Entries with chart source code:
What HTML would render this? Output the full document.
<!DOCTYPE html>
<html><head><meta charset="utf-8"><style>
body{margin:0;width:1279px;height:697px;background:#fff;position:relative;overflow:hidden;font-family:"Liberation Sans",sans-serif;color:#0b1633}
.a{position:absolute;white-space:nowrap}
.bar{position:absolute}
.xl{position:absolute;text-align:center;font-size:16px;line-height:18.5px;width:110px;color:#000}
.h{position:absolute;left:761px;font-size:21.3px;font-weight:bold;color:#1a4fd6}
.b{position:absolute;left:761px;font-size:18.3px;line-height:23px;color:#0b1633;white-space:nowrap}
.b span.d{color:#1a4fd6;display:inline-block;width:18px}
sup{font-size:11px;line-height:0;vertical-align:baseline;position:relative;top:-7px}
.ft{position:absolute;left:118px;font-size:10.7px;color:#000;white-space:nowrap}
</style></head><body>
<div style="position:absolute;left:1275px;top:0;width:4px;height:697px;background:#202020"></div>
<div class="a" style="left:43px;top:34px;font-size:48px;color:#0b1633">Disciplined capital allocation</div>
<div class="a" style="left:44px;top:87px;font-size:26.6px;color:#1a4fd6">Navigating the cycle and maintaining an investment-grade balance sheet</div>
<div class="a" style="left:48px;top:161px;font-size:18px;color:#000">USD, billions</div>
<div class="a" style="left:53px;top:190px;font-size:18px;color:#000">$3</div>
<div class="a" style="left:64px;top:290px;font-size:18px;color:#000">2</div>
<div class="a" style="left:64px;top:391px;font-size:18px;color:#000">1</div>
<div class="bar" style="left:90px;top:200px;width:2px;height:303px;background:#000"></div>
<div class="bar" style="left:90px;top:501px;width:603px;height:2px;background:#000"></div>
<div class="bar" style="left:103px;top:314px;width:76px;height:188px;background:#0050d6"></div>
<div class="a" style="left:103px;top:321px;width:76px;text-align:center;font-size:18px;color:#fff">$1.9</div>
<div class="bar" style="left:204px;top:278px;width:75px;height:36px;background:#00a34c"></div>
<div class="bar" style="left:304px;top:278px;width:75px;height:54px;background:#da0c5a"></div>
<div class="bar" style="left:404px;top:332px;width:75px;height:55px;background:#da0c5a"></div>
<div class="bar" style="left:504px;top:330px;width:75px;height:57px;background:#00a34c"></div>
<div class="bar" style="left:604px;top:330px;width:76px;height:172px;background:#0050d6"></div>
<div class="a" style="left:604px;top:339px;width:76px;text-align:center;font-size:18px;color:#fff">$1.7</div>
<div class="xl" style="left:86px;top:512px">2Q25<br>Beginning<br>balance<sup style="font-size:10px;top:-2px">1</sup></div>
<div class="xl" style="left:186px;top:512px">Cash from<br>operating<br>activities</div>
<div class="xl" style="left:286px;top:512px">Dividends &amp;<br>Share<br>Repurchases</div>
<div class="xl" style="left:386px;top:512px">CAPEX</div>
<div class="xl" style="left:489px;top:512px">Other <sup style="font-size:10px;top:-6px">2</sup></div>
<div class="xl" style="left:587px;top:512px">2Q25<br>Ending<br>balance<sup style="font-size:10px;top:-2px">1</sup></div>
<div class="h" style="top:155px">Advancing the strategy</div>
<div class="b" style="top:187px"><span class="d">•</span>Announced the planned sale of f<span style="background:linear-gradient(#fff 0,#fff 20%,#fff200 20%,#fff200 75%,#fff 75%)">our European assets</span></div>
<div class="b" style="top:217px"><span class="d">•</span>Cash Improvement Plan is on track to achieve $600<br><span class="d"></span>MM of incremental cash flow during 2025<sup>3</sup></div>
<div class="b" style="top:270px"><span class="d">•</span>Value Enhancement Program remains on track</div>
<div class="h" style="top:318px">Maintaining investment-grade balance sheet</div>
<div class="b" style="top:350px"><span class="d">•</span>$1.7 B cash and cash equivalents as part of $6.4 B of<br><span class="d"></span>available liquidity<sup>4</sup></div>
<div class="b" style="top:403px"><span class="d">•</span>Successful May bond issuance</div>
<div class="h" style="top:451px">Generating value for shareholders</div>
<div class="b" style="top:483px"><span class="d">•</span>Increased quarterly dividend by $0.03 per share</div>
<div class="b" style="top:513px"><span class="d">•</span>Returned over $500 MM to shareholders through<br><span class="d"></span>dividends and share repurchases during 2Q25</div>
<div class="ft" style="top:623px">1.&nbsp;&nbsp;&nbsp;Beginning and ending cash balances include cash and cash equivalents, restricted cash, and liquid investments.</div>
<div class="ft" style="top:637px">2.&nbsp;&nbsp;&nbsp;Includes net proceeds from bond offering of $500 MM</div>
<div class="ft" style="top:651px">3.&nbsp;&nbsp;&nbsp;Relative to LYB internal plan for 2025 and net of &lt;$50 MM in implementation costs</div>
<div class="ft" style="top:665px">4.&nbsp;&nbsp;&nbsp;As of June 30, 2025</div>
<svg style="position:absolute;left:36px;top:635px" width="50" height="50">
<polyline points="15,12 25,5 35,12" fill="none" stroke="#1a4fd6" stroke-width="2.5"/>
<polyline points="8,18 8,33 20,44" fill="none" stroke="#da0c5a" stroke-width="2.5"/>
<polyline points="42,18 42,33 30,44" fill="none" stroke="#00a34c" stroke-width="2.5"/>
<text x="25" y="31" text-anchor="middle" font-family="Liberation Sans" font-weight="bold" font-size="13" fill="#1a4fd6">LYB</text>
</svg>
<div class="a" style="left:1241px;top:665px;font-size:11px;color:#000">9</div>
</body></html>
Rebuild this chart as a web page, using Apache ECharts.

Task instructions = Pull out all lines from the entries above in which the word "this" appears.

Answer in full =
What HTML would render this? Output the full document.
Rebuild this chart as a web page, using Apache ECharts.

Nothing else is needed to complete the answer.